On those evenings that we babysat, I’d pick up this beloved bundle of baby, and I’d transport him, cradled in the crook of my arms, from room to room, and he would look up at me, lock his eyes into mine, and I would sing. I’ve been singing to him every chance I get since he was a newborn, the one song that keeps bubbling up from my non-musical center. “Hush little baby, don’t you cry, Grandma’s going to sing you a lullaby.” I sing it over and over, the same words, the same tune. And Baby Viren, I feel him relaxing as I repeat my one song, settling in a little closer to his Grandma’s heart, relaxing his grip on his to-do list for the day, letting out a sigh and allowing those lids to sink down over those wide blue eyes. So it was always the one song that lulled him off to sleep – always the same song, until one night, that is, near the end of Camp Haskell Remien’s holiday session. It wasn’t like I was bored with my “Hush little baby . . .” song. I loved singing it to my appreciative audience. And that’s what I began to do on this particular night in early January. And then something happened, something new and unexpected.
I remember where I was standing, in the living room, with my back to the French Doors leading out to our deck, Viren in my arms, and my usual “Hush little baby . . .” song swaying through me. That’s when I looked down at the wide-mouthed basket filled with baby books, looked down at the one book that drew me in, the Book House book that belonged to my mother when she was a girl. And I’m not sure if that’s what did it, the worn cover with its painting of two little children sitting on a rock reading to each other, with the fox and the mouse and the squirrel and the rabbit listening in, and the memories of my mother reading to me from the magical stories that sprang from this book’s pages. I’m not sure if that’s what ignited this new something that bubbled up from inside of me, the girl who has never been able to carry a tune. Maybe it came from my mother who used to read to me this poem over and over and over again, my mother who could carry a tune to the far corners of the earth and back again. All I can tell you is that my swaying shifted and, as I began to walk again, with babe in arms, a new song was flowing out of me. “Wynken, Blynken and Nod one night sailed off in a wooden shoe . . .” I felt it as I walked around the downstairs of our house, the magical sea that the three fishermen sailed off into. The house was a shimmer with a million sparkling fish, with a million sparkling stars as I sang to Viren. And I sort of remembered the words to this poem, and reciting poems is not that big a deal to me. I’m good at that. It was the tune that surprised me, a melody that flowed up and out of me on a sea breeze, a melody that was haunting and beautiful and evoked the magic of this poem’s nighttime journey. I sang and I sang to my beloved grandson, this new song. I sang and I sang as he drifted off to sleep.

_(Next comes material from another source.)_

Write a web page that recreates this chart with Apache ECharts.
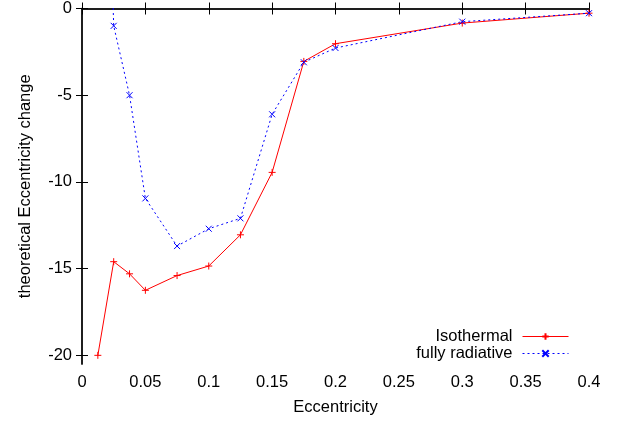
<!DOCTYPE html>
<html>
<head>
<meta charset="utf-8">
<script src="https://cdn.jsdelivr.net/npm/echarts@6/dist/echarts.min.js"></script>
<style>
  html, body { margin: 0; padding: 0; background: #fff; }
  #chart { width: 619px; height: 423px; }
</style>
</head>
<body>
<div id="chart"></div>
<script>
  // eccentricity values (x)
  const ecc = [0.0125, 0.025, 0.0375, 0.05, 0.075, 0.1, 0.125, 0.15, 0.175, 0.2, 0.3, 0.4]
  // theoretical eccentricity change
  const isothermal = [-20.0, -14.6, -15.3, -16.25, -15.4, -14.85, -13.05, -9.45, -3.05, -2.03, -0.84, -0.27]
  const radiative = [30, -1.0, -5.0, -10.95, -13.7, -12.7, -12.1, -6.1, -3.1, -2.28, -0.76, -0.27]
  const yTicks = [-20, -15, -10, -5, 0]

  const font = 'Liberation Sans, Arial, sans-serif'
  const fs = 16.5
  const plus = 'path://M0,5L10,5M5,0L5,10'
  const cross = 'path://M0,0L10,10M0,10L10,0'

  const pairs = function (ys) {
    return ecc.map(function (x, i) { return [x, ys[i]] })
  }

  const border = { show: true, lineStyle: { color: '#111', width: 1.5 } }
  const ticks = { show: true, inside: true, length: 6, lineStyle: { color: '#000', width: 1 } }

  const chart = echarts.init(document.getElementById('chart'))
  chart.setOption({
    backgroundColor: '#fff',
    animation: false,
    grid: { left: 82, right: 30, top: 7, bottom: 59 },
    legend: {
      orient: 'vertical',
      align: 'right',
      right: 45,
      top: 323,
      itemWidth: 46,
      itemHeight: 8,
      itemGap: 0,
      lineStyle: { width: 1 },
      textStyle: { fontFamily: font, fontSize: fs, color: '#000', lineHeight: 15, padding: [0, 5, 0, 0] },
      data: ['Isothermal', 'fully radiative']
    },
    xAxis: [{
      type: 'value',
      min: 0,
      max: 0.4,
      interval: 0.05,
      name: 'Eccentricity',
      nameLocation: 'middle',
      nameGap: 35,
      nameTextStyle: { fontFamily: font, fontSize: fs, color: '#000' },
      axisLine: border,
      axisTick: ticks,
      splitLine: { show: false },
      axisLabel: {
        fontFamily: font, fontSize: fs, color: '#000', margin: 10,
        formatter: function (v) { return String(+v.toFixed(2)) }
      }
    }, {
      type: 'value',
      position: 'top',
      min: 0,
      max: 0.4,
      interval: 0.05,
      axisLine: border,
      axisTick: ticks,
      axisLabel: { show: false },
      splitLine: { show: false }
    }],
    yAxis: [{
      type: 'value',
      min: -20.5,
      max: 0,
      name: 'theoretical Eccentricity change',
      nameLocation: 'middle',
      nameGap: 48,
      nameTextStyle: { fontFamily: font, fontSize: fs, color: '#000' },
      axisLine: border,
      axisTick: Object.assign({ customValues: yTicks }, ticks),
      splitLine: { show: false },
      axisLabel: {
        customValues: yTicks,
        fontFamily: font, fontSize: fs, color: '#000', margin: 10
      }
    }, {
      type: 'value',
      position: 'right',
      min: -20.5,
      max: 0,
      axisLine: border,
      axisTick: Object.assign({ customValues: yTicks }, ticks),
      axisLabel: { show: false },
      splitLine: { show: false }
    }],
    series: [{
      name: 'Isothermal',
      type: 'line',
      data: pairs(isothermal),
      symbol: plus,
      symbolSize: 7,
      showAllSymbol: true,
      clip: true,
      lineStyle: { color: '#ff0000', width: 1 },
      itemStyle: { color: '#ff0000', borderColor: '#ff0000', borderWidth: 1 }
    }, {
      name: 'fully radiative',
      type: 'line',
      data: pairs(radiative),
      symbol: cross,
      symbolSize: 6,
      showAllSymbol: true,
      clip: true,
      lineStyle: { color: '#0000ff', width: 1, type: [2, 3] },
      itemStyle: { color: '#0000ff', borderColor: '#0000ff', borderWidth: 1 }
    }]
  })
</script>
</body>
</html>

And then Camp Haskell Remien was over and we all moved on to the next chapters in our lives. And I let it go, this new song of mine. I let it go until I remembered it again. It was a few weeks ago now, at Joy Center’s Out Loud, and I was sitting on the stairs, soaking in everyone’s sharing, soaking in this particular sharing, three vibrant buddies of mine up there in front of us all, bringing us a rough draft performance of a song/art piece that they are fine-tuning. There was something brave and raw and fun in their courage to share with us something still “in process”, something that wasn’t smooth around the edges. And that’s when I remembered it, that I have a song, too, a melody that flows through me. In that moment, sitting on the stairs, the tune came back to me, and the deliciousness of the whole experience, the way I was holding a baby who I adore and we were sailing together on a magical sea and we were linked by the words that my mother used to read to me and by this melody that arose from somewhere deep and mysterious. And now I sing it. I sing it to the woods as I skate-ski through winding trails. I sing it to the walls of my house as I fold the clothes. I sing it out into the ethers. I sing it to my mother and I sing it to my grandson. I sing it, my own raw and unpolished song.